The court decided that under the control of Verdugo the kid didn't have any meaningful connections to the United States - he was not part of "the People" and thus couldn't invoke the Fourth Amendment. The majority also ruled that the Fourth Amendment was the sole challenge even open to the family.
Constitutional rights are not interchangeable. When a litigant asserts multiple constitutional claims arising from the same conduct, we must “identify[] the specific constitutional right allegedly infringed . . . .” . . . . If it becomes apparent that “a particular Amendment ‘provides an explicit textual source of constitutional protection’ against a particular sort of government behavior, ‘that Amendment, not the more generalized notion of substantive due process, must be the guide for analyzing these claims.’ ” Albright v. Oliver, 510 U.S. 266, 273, 114 S. Ct. 807, 813 (1994) (citations and internal quotation marks and footnote omitted).
The ruling becomes more interesting in Judge Prado's concurrence. Prado takes on the interplay between Verdugo, Boumediene and Fifth Amendment rights. Was Boumediene limited to an analysis of the Suspension Clause and the grant of habeas corpus? Prado argues that Boumediene is the shining new avatar of constitutional extraterritorality. Hernandez suffered the ultimate penalty of arbitrary official conduct, covered by the Fifth Amendment. Prado also makes the crucial linkage between Justice Kennedy's "functional" approach in Verdugo and that of Boumediene.
Boumediene, and its functionality-focused reading of the Court’s previous extraterritoriality decisions, is instructive here. Confronted with a novel extraterritoriality question, we must apply the only appropriate analytical framework the Court has given us: the Boumediene factors. Adapted to the present context, three objective factors and practical concerns are relevant to our extraterritoriality determination: (1) the citizenship and status of the claimant, (2) the nature of the location where the constitutional violation occurred, and (3) the practical obstacles inherent in enforcing the claimed right. . . . As the panel majority’s original opinion explained, the Boumediene factors, coupled with an analysis of the operation, text, and history of the Fifth Amendment, militate in favor of the extraterritorial application of substantive due process protections on these facts. See Hernández v. United States, 757 F.3d 249, 259–63, 267–72 (5th Cir. 2014), vacated in part and reinstated in part on reh’g en banc, --- F.3d --- (5th Cir. 2015).

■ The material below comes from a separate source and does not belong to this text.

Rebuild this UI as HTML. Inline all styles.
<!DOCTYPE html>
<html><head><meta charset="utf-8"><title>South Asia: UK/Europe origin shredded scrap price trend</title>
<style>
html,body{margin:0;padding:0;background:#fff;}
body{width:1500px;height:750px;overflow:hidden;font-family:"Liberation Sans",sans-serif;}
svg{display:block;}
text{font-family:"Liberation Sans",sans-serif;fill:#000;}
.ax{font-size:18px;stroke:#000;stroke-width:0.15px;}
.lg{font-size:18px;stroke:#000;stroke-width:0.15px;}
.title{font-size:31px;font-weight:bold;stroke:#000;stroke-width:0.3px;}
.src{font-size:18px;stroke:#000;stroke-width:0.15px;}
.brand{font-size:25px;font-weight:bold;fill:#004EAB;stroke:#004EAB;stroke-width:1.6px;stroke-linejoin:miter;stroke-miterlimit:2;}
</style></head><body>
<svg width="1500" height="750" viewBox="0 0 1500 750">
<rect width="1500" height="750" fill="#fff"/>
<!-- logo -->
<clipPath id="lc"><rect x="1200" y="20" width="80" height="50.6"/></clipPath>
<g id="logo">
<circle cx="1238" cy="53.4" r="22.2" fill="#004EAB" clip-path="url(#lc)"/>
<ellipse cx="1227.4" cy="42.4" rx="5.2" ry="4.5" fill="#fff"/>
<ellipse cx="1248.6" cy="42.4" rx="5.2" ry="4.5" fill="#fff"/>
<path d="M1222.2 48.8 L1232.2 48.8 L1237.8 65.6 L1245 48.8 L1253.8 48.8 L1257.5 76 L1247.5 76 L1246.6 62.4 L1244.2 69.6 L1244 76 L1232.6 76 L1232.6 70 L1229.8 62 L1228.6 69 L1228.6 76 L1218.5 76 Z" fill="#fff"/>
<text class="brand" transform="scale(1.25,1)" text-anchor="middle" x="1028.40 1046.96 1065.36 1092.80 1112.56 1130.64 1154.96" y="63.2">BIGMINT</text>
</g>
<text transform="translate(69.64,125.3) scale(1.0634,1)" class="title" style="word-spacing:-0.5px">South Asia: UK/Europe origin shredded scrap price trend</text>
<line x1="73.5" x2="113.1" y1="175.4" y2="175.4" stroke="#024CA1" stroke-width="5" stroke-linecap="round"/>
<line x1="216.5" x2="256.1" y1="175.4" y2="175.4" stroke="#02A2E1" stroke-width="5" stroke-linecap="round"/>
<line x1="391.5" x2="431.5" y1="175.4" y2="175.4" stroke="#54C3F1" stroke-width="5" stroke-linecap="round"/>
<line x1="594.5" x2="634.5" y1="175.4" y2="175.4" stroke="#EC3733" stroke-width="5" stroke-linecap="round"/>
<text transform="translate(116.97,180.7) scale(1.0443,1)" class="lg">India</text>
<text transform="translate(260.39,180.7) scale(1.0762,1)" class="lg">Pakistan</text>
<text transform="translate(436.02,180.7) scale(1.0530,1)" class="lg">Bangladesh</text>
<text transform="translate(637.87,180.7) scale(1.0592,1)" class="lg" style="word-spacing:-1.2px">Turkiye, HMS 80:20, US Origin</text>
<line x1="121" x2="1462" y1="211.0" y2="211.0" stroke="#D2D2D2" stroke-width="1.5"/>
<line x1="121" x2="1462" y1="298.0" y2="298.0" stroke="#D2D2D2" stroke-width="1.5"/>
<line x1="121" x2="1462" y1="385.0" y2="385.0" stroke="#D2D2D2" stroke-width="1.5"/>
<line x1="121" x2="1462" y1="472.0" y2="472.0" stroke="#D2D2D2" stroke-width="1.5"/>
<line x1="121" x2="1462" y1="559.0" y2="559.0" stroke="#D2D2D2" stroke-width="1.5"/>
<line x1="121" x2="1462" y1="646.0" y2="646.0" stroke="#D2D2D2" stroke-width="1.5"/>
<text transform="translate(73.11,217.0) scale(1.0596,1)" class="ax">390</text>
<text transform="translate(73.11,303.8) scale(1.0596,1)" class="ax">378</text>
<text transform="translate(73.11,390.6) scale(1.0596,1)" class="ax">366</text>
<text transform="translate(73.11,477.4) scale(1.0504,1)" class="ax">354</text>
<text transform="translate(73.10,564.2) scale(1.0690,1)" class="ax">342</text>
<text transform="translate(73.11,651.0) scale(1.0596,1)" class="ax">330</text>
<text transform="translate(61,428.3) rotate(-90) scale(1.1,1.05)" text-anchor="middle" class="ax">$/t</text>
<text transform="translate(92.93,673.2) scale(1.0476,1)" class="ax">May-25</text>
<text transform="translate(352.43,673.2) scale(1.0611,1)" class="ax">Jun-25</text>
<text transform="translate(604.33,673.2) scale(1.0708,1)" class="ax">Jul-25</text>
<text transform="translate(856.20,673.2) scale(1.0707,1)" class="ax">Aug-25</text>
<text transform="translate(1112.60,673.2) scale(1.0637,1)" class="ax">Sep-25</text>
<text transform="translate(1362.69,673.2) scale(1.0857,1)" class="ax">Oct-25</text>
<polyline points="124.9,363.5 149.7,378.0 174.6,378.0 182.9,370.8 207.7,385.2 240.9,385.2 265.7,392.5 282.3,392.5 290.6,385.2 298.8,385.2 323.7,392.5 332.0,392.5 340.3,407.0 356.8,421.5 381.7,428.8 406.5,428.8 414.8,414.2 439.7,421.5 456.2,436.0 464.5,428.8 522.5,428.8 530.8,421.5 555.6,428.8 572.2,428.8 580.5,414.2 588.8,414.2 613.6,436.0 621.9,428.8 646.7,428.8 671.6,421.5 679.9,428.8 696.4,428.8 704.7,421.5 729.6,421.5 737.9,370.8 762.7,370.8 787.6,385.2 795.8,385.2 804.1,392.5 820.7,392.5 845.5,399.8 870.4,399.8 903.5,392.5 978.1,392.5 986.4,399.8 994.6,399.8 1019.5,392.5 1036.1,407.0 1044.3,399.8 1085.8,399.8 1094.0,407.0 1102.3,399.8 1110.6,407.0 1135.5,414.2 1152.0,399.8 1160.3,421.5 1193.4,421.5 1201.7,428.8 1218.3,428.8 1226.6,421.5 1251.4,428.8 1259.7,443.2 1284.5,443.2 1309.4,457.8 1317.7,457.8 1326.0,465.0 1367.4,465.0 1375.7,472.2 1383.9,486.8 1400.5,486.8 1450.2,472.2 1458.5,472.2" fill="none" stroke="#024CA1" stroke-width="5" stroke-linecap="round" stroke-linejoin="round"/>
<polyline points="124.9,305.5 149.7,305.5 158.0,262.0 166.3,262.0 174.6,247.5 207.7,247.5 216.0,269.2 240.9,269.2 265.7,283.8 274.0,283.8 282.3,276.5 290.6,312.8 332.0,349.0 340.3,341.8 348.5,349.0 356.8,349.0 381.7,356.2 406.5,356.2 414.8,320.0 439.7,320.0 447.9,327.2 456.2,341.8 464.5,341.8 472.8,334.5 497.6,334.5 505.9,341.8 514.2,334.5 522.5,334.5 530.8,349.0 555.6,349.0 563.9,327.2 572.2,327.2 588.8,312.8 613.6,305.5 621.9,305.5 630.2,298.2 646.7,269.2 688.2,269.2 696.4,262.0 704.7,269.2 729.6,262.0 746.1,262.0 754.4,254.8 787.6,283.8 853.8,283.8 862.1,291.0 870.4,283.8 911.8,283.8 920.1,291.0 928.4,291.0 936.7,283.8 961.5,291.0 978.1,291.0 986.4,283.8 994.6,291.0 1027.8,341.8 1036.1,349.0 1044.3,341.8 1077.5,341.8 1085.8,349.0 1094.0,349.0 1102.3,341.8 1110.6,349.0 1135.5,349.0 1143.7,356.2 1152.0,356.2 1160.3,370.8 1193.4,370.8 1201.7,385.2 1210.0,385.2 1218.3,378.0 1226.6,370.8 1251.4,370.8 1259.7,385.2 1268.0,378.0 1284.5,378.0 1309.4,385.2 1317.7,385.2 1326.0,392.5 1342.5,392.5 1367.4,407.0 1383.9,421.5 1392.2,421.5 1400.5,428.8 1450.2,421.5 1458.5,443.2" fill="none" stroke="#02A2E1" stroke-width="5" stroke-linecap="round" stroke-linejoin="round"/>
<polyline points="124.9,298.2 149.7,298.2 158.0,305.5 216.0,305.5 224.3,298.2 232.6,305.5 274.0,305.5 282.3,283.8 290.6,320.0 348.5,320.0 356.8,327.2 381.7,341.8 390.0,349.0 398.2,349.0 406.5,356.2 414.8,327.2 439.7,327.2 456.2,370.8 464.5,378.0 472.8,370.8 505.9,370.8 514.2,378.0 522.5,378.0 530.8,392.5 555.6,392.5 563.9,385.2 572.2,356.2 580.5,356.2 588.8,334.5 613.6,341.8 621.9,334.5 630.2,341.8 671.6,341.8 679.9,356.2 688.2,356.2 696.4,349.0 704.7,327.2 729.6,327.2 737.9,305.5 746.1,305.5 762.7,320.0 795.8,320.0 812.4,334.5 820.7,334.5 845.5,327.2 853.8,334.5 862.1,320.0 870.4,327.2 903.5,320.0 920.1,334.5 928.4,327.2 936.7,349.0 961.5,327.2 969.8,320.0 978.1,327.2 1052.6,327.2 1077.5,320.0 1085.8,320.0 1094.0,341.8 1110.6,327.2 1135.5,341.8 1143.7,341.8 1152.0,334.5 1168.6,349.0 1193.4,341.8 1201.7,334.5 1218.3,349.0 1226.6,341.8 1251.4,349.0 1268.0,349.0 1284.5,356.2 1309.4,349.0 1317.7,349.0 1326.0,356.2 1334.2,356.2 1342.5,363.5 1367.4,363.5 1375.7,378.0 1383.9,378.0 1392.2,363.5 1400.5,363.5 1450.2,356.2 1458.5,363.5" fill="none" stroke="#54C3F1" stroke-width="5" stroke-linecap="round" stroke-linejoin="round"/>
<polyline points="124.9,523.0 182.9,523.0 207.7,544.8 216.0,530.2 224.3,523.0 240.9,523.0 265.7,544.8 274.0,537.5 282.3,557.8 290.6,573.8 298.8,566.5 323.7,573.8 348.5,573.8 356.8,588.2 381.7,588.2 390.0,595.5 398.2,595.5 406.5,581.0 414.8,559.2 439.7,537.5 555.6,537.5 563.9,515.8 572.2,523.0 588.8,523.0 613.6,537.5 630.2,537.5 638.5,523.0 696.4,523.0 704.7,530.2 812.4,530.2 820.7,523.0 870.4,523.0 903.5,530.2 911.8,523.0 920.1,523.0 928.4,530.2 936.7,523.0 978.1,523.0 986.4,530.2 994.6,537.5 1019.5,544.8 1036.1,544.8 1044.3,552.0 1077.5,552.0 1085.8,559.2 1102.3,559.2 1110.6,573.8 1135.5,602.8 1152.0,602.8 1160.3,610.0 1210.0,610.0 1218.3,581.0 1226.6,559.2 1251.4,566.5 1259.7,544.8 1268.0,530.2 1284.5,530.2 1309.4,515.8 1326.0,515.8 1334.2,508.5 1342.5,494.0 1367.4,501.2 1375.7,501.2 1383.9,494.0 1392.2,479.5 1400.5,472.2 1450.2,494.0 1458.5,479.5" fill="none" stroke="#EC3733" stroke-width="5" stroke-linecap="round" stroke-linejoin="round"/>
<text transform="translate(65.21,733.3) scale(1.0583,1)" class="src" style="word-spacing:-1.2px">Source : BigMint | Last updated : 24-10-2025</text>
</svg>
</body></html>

What does Hernandez mean for immigration litigation? At some point, the Supreme Court is going to have to address the situation of an alien who has lived in the United States for many years and then is illegally removed from the United States in an exclusion proceeding that violated due process. Under the control of Kiyemba, only the executive branch can authorize his return. Under the competing controls of Verdugo and Boumediene, citing a holy trinity of voluntary meaningful connections, Suspension Clause violations and Fifth Circuit due process violations, a federal court should be able to declare his or her release after full habeas review.
https://lawprofessors.typepad.com/immigration/2015/04/timothy-dugdale-on-.html
One aspect of this post is wrong: the majority did not hold that the only avenue of relief from the officer's conduct was the Fourth Amendment. The short per curiam opinion explicitly reaches the Fifth Amendment issue, but concludes that the officer is immune because the law was not "clearly established." Only four judges (Judge Jones, joined by Judges Smith, Clement, and Owen) think the Fourth Amendment provides the exclusive means of relief in this case. In fact, the block quotation regarding interchangeability is taken from Judge Jones's concurrence.